Leases: In accordance with ASC Topic 842, Leases, the Company determines if an arrangement is a lease at inception and evaluates identified leases for operating or finance lease treatment. Operating or finance lease right-of-use assets and liabilities are recognized at the commencement date based on the present value of lease payments over the lease term. We use our incremental borrowing rate based on the information available at the commencement date in determining the present value of lease payments. Lease terms may include options to renew; however, we typically cannot determine our intent to renew a lease with reasonable certainty at inception.

Equity Investments: The Company may from time to time invest in equity securities of public and private companies. Equity investments are measured and recorded as follows:

Marketable equity investments are equity investments with a readily determinable fair value and are recorded at fair value on a recurring basis with changes in fair value, whether realized or unrealized, recorded through the income statement. Unrealized gains and losses resulting from changes in fair value are recorded in gain on investments, net.

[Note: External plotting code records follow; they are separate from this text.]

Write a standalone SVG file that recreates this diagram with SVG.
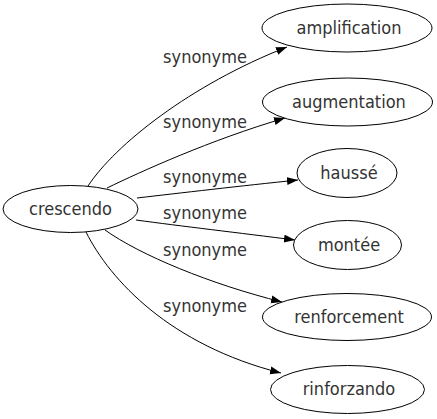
<svg xmlns="http://www.w3.org/2000/svg" width="437" height="419" viewBox="0 0 437 419">
<style>
.n ellipse{fill:#fff;stroke:#000;stroke-width:1}
text{font-family:"DejaVu Sans Condensed","DejaVu Sans",sans-serif;font-size:18px;fill:#333;text-anchor:middle}
.e path{fill:none;stroke:#000;stroke-width:1}
</style>
<defs>
<marker id="ah" markerUnits="userSpaceOnUse" markerWidth="12" markerHeight="10" refX="11" refY="4" orient="auto">
<path d="M0,0 L11,4 L0,8 Z" fill="#000"/>
</marker>
</defs>
<rect width="437" height="419" fill="#fff"/>
<g id="edges" class="e">
<path d="M88,186 C115,145 190,85 287,47" marker-end="url(#ah)"/>
<path d="M107,188 C140,172 210,140 285,118" marker-end="url(#ah)"/>
<path d="M137,198 C180,193 240,186 298,180" marker-end="url(#ah)"/>
<path d="M136,220 C180,226 240,233 295,240" marker-end="url(#ah)"/>
<path d="M105,230 C140,255 210,284 282,302" marker-end="url(#ah)"/>
<path d="M86,232 C110,280 170,345 281,373" marker-end="url(#ah)"/>
<text x="205" y="63">synonyme</text>
<text x="205" y="128">synonyme</text>
<text x="205" y="183">synonyme</text>
<text x="205" y="219">synonyme</text>
<text x="205" y="256">synonyme</text>
<text x="205" y="312">synonyme</text>
</g>
<g id="crescendo" class="n"><ellipse cx="70.5" cy="209" rx="67.5" ry="23.5"/><text x="70.5" y="214.5">crescendo</text></g>
<g id="amplification" class="n"><ellipse cx="347" cy="28" rx="85" ry="24"/><text x="349" y="33.5">amplification</text></g>
<g id="augmentation" class="n"><ellipse cx="347.5" cy="102" rx="85" ry="24"/><text x="349" y="107.5">augmentation</text></g>
<g id="hausse" class="n"><ellipse cx="347" cy="173" rx="50" ry="24.5"/><text x="349" y="178.5">haussé</text></g>
<g id="montee" class="n"><ellipse cx="347.5" cy="245" rx="54" ry="24.5"/><text x="349" y="250.5">montée</text></g>
<g id="renforcement" class="n"><ellipse cx="347" cy="317" rx="84.5" ry="23.5"/><text x="349" y="322.5">renforcement</text></g>
<g id="rinforzando" class="n"><ellipse cx="347.5" cy="389.5" rx="77" ry="24"/><text x="349" y="395">rinforzando</text></g>
</svg>
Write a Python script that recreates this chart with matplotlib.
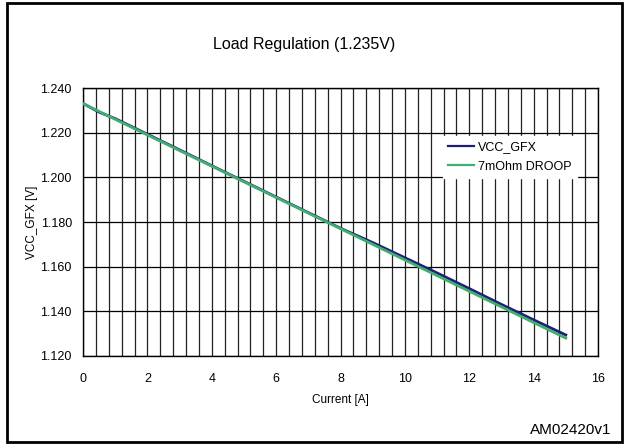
import matplotlib
matplotlib.use('Agg')
import matplotlib.pyplot as plt
from matplotlib.patches import Rectangle
import numpy as np

plt.rcParams['font.family'] = ['Liberation Sans', 'DejaVu Sans']

# ── Dati ─────────────────────────────────────────────────────────────────
current = [0, 0.5, 1, 2, 3, 4, 5, 6, 7, 8, 9, 10, 11, 12, 13, 14, 15]
vcc_gfx = [1.2331, 1.2292, 1.2263, 1.2193, 1.2123, 1.2052, 1.1982, 1.1912,
           1.1842, 1.1772, 1.1708, 1.1640, 1.1572, 1.1502, 1.1431, 1.1362, 1.1294]
droop_7m = [1.2330, 1.2295, 1.2260, 1.2190, 1.2120, 1.2050, 1.1980, 1.1910,
            1.1840, 1.1770, 1.1700, 1.1630, 1.1560, 1.1490, 1.1420, 1.1350, 1.1280]
series_names = ['VCC_GFX', '7mOhm DROOP']
y_ticks = [1.120, 1.140, 1.160, 1.180, 1.200, 1.220, 1.240]
x_ticks = [0, 2, 4, 6, 8, 10, 12, 14, 16]

fig = plt.figure(figsize=(6.25, 4.44), dpi=100)
ax = fig.add_axes([0.1328, 0.1982, 0.824, 0.6036])

# griglia: verticali ogni 0.4 A, orizzontali ogni 0.02 V
for xv in np.arange(0, 16.01, 0.4):
    ax.axvline(xv, color='#222222', lw=0.9, zorder=1)
for yv in y_ticks:
    ax.axhline(yv, color='black', lw=0.9, zorder=1)

ax.plot(current, vcc_gfx, color='#1f1f78', lw=2.0, label=series_names[0], zorder=3)
ax.plot(current, droop_7m, color='#3fae6e', lw=2.0, label=series_names[1], zorder=3)

ax.set_xlim(0, 16)
ax.set_ylim(1.120, 1.240)
ax.set_xticks(x_ticks)
ax.set_yticks(y_ticks)
ax.set_yticklabels([f'{v:.3f}' for v in y_ticks])
ax.tick_params(length=0, labelsize=9)
ax.tick_params(axis='y', pad=8)
ax.tick_params(axis='x', pad=12)
for s in ax.spines.values():
    s.set_color('black')
    s.set_linewidth(1.0)

ax.set_xlabel('Current [A]', fontsize=8.5, labelpad=7)
ax.set_ylabel('VCC_GFX [V]', fontsize=8.5, labelpad=2)

leg = ax.legend(loc='center', bbox_to_anchor=(510 / 625, 1 - 157 / 444),
                bbox_transform=fig.transFigure, frameon=True, fontsize=9,
                handlelength=2.1, handletextpad=0.3, labelspacing=0.6,
                borderpad=0.45, fancybox=False)
leg.get_frame().set_edgecolor('white')
leg.get_frame().set_facecolor('white')
leg.get_frame().set_alpha(1)
leg.set_zorder(5)
for h in leg.get_lines():
    h.set_linewidth(1.6)

fig.text(304 / 625, 1 - 45 / 444, 'Load Regulation (1.235V)', fontsize=11.5,
         ha='center', va='center')
fig.text(611 / 625, 1 - 430 / 444, 'AM02420v1', fontsize=11,
         ha='right', va='center')

# cornice esterna
fig.patches.append(Rectangle((7 / 625, 2 / 444), 615 / 625, 439 / 444,
                             transform=fig.transFigure, fill=False,
                             edgecolor='black', lw=2))

plt.savefig('out.png', dpi=100)
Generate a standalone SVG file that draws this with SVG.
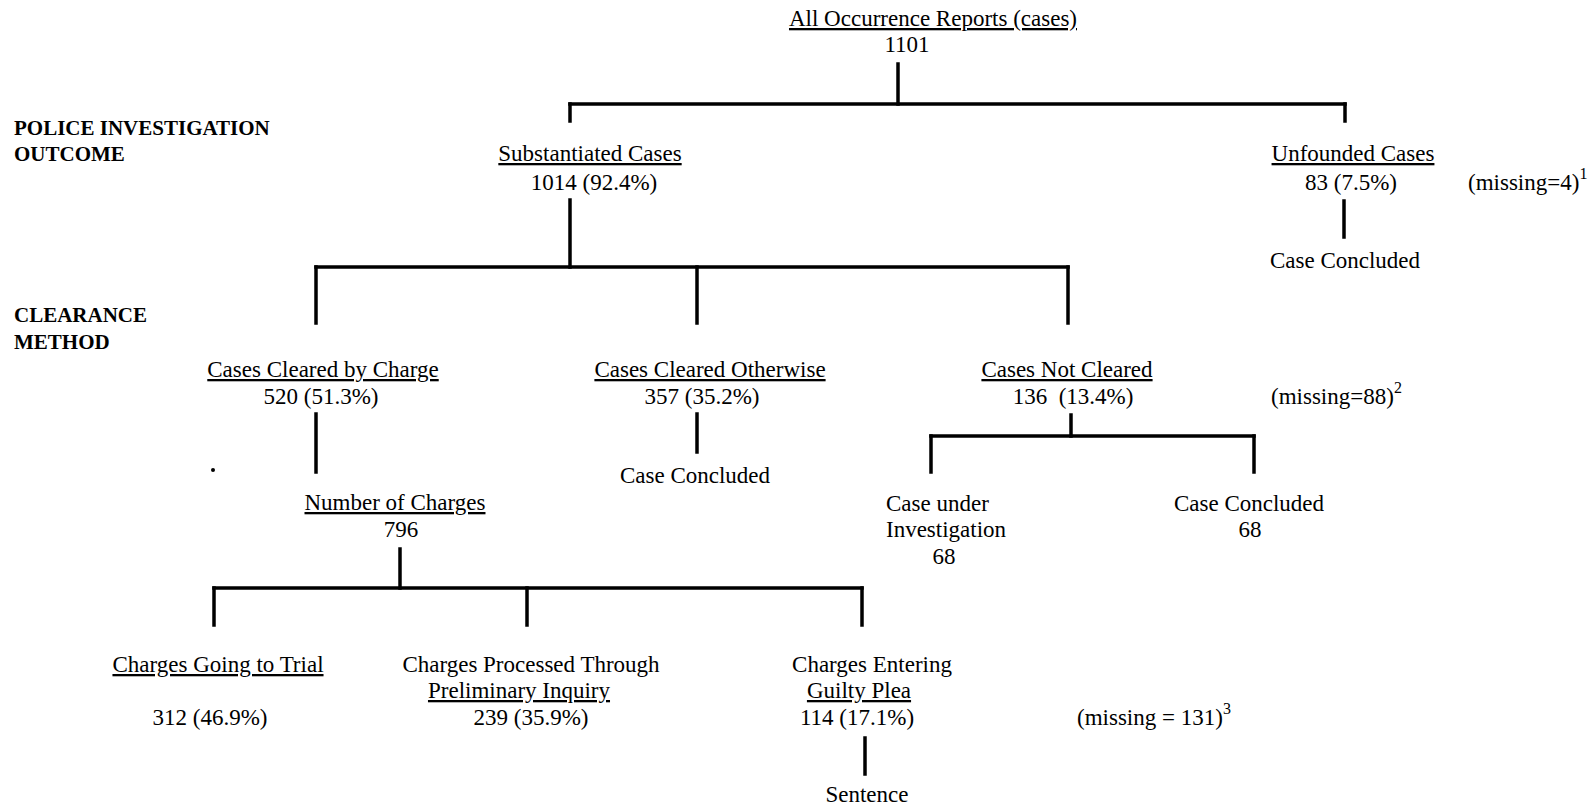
<svg xmlns="http://www.w3.org/2000/svg" width="1589" height="810" viewBox="0 0 1589 810">
<style>
text{font-family:"Liberation Serif","Times New Roman",serif;font-size:23px;fill:#000}
.c{text-anchor:middle}
.u{text-decoration:underline;text-decoration-thickness:2px}
.b{font-weight:bold;font-size:21px}
.sup{font-size:16px}
#connectors line{stroke:#000;stroke-width:3.5;stroke-linecap:square}
</style>
<rect width="1589" height="810" fill="#fff"/>
<g id="connectors">
<line x1="898" y1="64" x2="898" y2="104"/>
<line x1="570" y1="104" x2="1345" y2="104"/>
<line x1="570" y1="104" x2="570" y2="121"/>
<line x1="1345" y1="104" x2="1345" y2="121"/>
<line x1="1344" y1="201" x2="1344" y2="237"/>
<line x1="570" y1="200" x2="570" y2="267"/>
<line x1="316" y1="267" x2="1068" y2="267"/>
<line x1="316" y1="267" x2="316" y2="323"/>
<line x1="697" y1="267" x2="697" y2="323"/>
<line x1="1068" y1="267" x2="1068" y2="323"/>
<line x1="316" y1="414" x2="316" y2="472"/>
<line x1="697" y1="414" x2="697" y2="452"/>
<line x1="1071" y1="415" x2="1071" y2="436"/>
<line x1="931" y1="436" x2="1254" y2="436"/>
<line x1="931" y1="436" x2="931" y2="472"/>
<line x1="1254" y1="436" x2="1254" y2="472"/>
<line x1="400" y1="549" x2="400" y2="588"/>
<line x1="214" y1="588" x2="862" y2="588"/>
<line x1="214" y1="588" x2="214" y2="625"/>
<line x1="527" y1="588" x2="527" y2="625"/>
<line x1="862" y1="588" x2="862" y2="625"/>
<line x1="865" y1="738" x2="865" y2="774"/>
</g>
<circle cx="213" cy="470" r="2" fill="#000"/>
<g id="label-police">
<text class="b" x="14" y="135">POLICE INVESTIGATION</text>
<text class="b" x="14" y="161">OUTCOME</text>
</g>
<g id="label-clearance">
<text class="b" x="14" y="322">CLEARANCE</text>
<text class="b" x="14" y="349">METHOD</text>
</g>
<g id="all-reports">
<text class="c u" x="933" y="26">All Occurrence Reports (cases)</text>
<text class="c" x="907" y="52">1101</text>
</g>
<g id="substantiated">
<text class="c u" x="590" y="161">Substantiated Cases</text>
<text class="c" x="594" y="190">1014 (92.4%)</text>
</g>
<g id="unfounded">
<text class="c u" x="1353" y="161">Unfounded Cases</text>
<text class="c" x="1351" y="190">83 (7.5%)</text>
</g>
<g id="missing-1">
<text x="1468" y="190">(missing=4)<tspan class="sup" dy="-11">1</tspan></text>
</g>
<g id="unfounded-concluded">
<text class="c" x="1345" y="268">Case Concluded</text>
</g>
<g id="cleared-charge">
<text class="c u" x="323" y="377">Cases Cleared by Charge</text>
<text class="c" x="321" y="404">520 (51.3%)</text>
</g>
<g id="cleared-otherwise">
<text class="c u" x="710" y="377">Cases Cleared Otherwise</text>
<text class="c" x="702" y="404">357 (35.2%)</text>
</g>
<g id="otherwise-concluded">
<text class="c" x="695" y="483">Case Concluded</text>
</g>
<g id="not-cleared">
<text class="c u" x="1067" y="377">Cases Not Cleared</text>
<text class="c" x="1073" y="404" xml:space="preserve">136  (13.4%)</text>
</g>
<g id="missing-2">
<text x="1271" y="404">(missing=88)<tspan class="sup" dy="-11">2</tspan></text>
</g>
<g id="under-investigation">
<text x="886" y="511">Case under</text>
<text x="886" y="537">Investigation</text>
<text class="c" x="944" y="564">68</text>
</g>
<g id="not-cleared-concluded">
<text class="c" x="1249" y="511">Case Concluded</text>
<text class="c" x="1250" y="537">68</text>
</g>
<g id="number-of-charges">
<text class="c u" x="395" y="510">Number of Charges</text>
<text class="c" x="401" y="537">796</text>
</g>
<g id="trial">
<text class="c u" x="218" y="672">Charges Going to Trial</text>
<text class="c" x="210" y="725">312 (46.9%)</text>
</g>
<g id="preliminary">
<text class="c" x="531" y="672">Charges Processed Through</text>
<text class="c u" x="519" y="698">Preliminary Inquiry</text>
<text class="c" x="531" y="725">239 (35.9%)</text>
</g>
<g id="guilty-plea">
<text class="c" x="872" y="672">Charges Entering</text>
<text class="c u" x="859" y="698">Guilty Plea</text>
<text class="c" x="857" y="725">114 (17.1%)</text>
</g>
<g id="missing-3">
<text x="1077" y="725">(missing = 131)<tspan class="sup" dy="-11">3</tspan></text>
</g>
<g id="sentence">
<text class="c" x="867" y="802">Sentence</text>
</g>
</svg>
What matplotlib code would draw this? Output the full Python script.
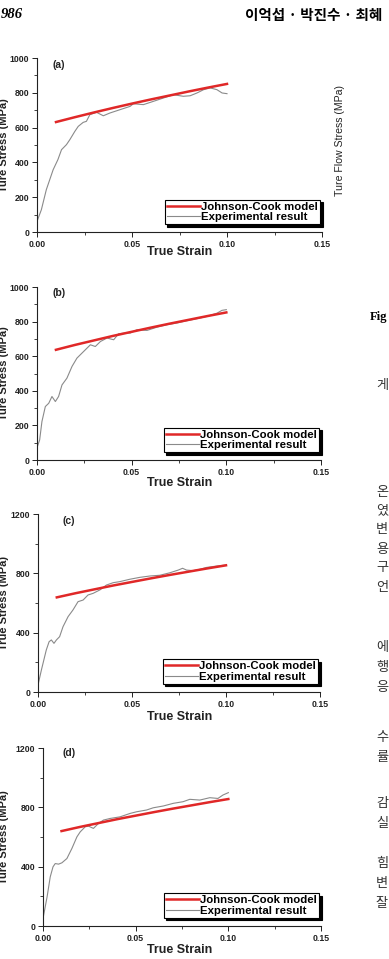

Equity securities without readily determinable fair values are measured at cost minus impairment, if any, plus or minus changes resulting from observable price changes in orderly transactions for identical or similar investments of the same issuer The Company monitors its equity investments without readily determinable fair values to identify potential transactions that may indicate an observable price change in orderly transactions for the identical or a similar investment of the same issuer, requiring adjustment to its carrying amount. Gains and losses resulting from changes in observable prices are recorded in gain on investments, net.

Equity method investments are equity securities in investees we do not control, but over which we have the ability to exercise significant influence. Equity method investments are measured at cost minus impairment, if any, plus or minus the Company’s share of equity method investee income or loss, less distributions received as return on investment.

Tax Receivable Agreements: In connection with the IPO, on January 17, 2018, the Company entered into two TRAs with the TRA Holders. The TRAs generally provide for the payment by the Company of 85% of the net cash savings, if any, in U.S. federal, state, and local income tax and franchise tax that the Company actually realizes in periods after the IPO as a result of certain tax attributes applicable to each TRA Holder. The Company accounts for amounts payable under the TRAs in accordance with ASC Topic 450, Contingencies.

Share Repurchases: The Company accounts for the purchase price of repurchased Class A Common Stock in excess of par value ($0.01 per share of Class A Common Stock) as a reduction of additional paid-in capital, and will continue to do so until additional paid-in capital is reduced to zero. Thereafter, any excess purchase price will be recorded as a reduction to retained earnings. All Class A Common Stock shares repurchased to date have been retired upon repurchase.